For years, we've been on a quest for more and better tools to process the truckloads of information we're gathering. But this has led us nowhere. We are like Dorothy dancing down a yellow brick road, hoping for Kansas, only to find a fake wizard behind a curtain of smoke and mirrors.
Big data glut in enterprise IT security
Once, during a technical interview, a network security engineer on the panel told me that he always set syslog to debug on the firewalls he managed so that he could have everything, just in case he needed it. These were perimeter devices on a medium-sized enterprise network, but he told me he was accumulating about 30 GB of logs a day. I was flabbergasted, because that's about the same amount of log data I saw when I worked for a financial services provider that was located in three regions with around 400 firewalls.
The same company's hiring manager told me his team was using a commercial log analysis product that licenses based upon the amount of data consumed, and like in most organizations, the team was struggling to decide whether to invest further or move to a less costly option, such as open source. Besides the heavy hardware and software investment, I asked whether he had considered other possible consequences of so much monitoring, such as the increased risk of an outage due to performance issues caused by processing logs during heavy traffic loads, or a denial of service (DoS) attack. Needless to say, I didn't get the job.
Prior to that job interview, I rode around on my high horse on the topic of advanced event correlation. I wanted every log, every event, with complete visibility, and I didn't want to hear about the cost.

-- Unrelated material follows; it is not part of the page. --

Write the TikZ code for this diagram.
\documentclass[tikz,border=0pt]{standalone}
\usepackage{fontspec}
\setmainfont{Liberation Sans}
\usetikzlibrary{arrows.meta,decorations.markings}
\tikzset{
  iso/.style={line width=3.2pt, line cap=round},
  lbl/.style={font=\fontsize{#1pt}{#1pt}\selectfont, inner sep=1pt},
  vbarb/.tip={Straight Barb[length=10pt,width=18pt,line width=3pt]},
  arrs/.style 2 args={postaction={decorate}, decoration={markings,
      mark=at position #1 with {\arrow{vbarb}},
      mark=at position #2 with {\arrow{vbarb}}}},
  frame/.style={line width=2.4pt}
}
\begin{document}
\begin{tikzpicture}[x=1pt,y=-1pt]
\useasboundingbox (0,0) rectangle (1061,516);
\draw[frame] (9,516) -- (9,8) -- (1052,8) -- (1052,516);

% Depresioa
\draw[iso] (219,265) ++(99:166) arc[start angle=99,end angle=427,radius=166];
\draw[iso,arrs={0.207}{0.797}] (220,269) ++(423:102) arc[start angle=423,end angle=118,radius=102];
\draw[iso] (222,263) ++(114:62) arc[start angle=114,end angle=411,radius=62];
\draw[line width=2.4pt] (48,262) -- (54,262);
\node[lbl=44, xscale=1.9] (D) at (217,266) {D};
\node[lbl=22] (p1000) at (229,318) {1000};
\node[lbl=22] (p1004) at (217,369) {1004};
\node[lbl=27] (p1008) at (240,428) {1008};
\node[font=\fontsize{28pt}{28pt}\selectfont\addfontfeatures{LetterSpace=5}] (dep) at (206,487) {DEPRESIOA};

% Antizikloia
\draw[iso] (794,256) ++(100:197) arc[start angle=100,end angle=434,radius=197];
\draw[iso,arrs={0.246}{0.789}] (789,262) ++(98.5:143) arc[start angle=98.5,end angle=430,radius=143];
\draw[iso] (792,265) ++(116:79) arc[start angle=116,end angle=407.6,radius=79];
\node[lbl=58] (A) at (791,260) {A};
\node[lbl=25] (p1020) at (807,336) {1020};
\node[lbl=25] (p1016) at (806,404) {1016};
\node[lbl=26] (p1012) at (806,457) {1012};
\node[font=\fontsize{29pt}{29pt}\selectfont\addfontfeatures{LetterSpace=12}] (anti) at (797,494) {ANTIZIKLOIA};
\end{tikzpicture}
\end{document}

If a mosquito landed on a switch in a remote hub-site, I demanded to have it logged with access to advanced analysis tools. Then I had to work in environments with budgets too tight for my flights of security fancy. I had to start getting smarter about what was collected, why and when. I was forced to justify everything that we gathered, really thinking through how much intelligence I could gain from certain types of data. I asked myself, "Can I live without this?"

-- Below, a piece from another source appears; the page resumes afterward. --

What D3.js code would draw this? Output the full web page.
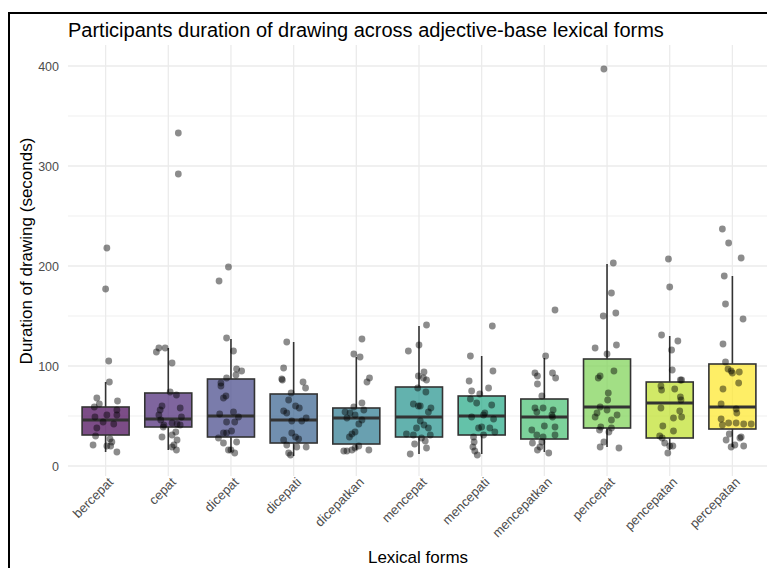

I began to wonder whether we had become like Connor MacLeod in the movie Highlander. Is there some kind of digital quickening that leads to increasing levels of wisdom with every piece of data we ingest? Or are we just becoming organizationally obese from information we don't have the time or resources to use?
We could have seen the big fail in big data coming
It isn't as if there haven't been plenty of warning signs when it comes to the challenges of dealing with big data. You only need to look at the 2008 economic meltdown. Even with access to data scientists, huge data sets and advanced predictability models, the financial industry's failure was epic. Simply put, the financial world didn't use the information available to prevent the disaster.
And the financial industry is not alone in its inability to make good use of big data. A 2012 SANS Institute survey shows that a whopping 35% of organizations spend "none to a few hours per week" on log analysis. Probably the best example of the excess of data collection is within intelligence organizations, which reportedly gather way more data than is ever analyzed. Even after shattering revelations from Edward Snowden on the extent of NSA surveillance, experts in the intelligence community have indicated that their data-mining efforts are pretty useless in detecting threats.
If the federal government with legions of contractors and a generous budget can't get it right, why do we think that the enterprise can do any better? Why do we continue to fall for the big data lie? Maybe because as author and former derivatives trader Nassim Taleb points out, "Big data may mean more information, but it also means more false information." The failure seems to be a case of confirmation bias, in which we fall into the trap of finding a pattern to match our beliefs, and that we want to believe we can predict what is often unpredictable.
What's the message here? We need to manage our expectations, always considering the big cost of big data. We need to remember that in security, just as in Vegas, the odds are usually against us. Solving the problem will not be about a simple analysis tool, but about a paradigm shift in the way we monitor and analyze data.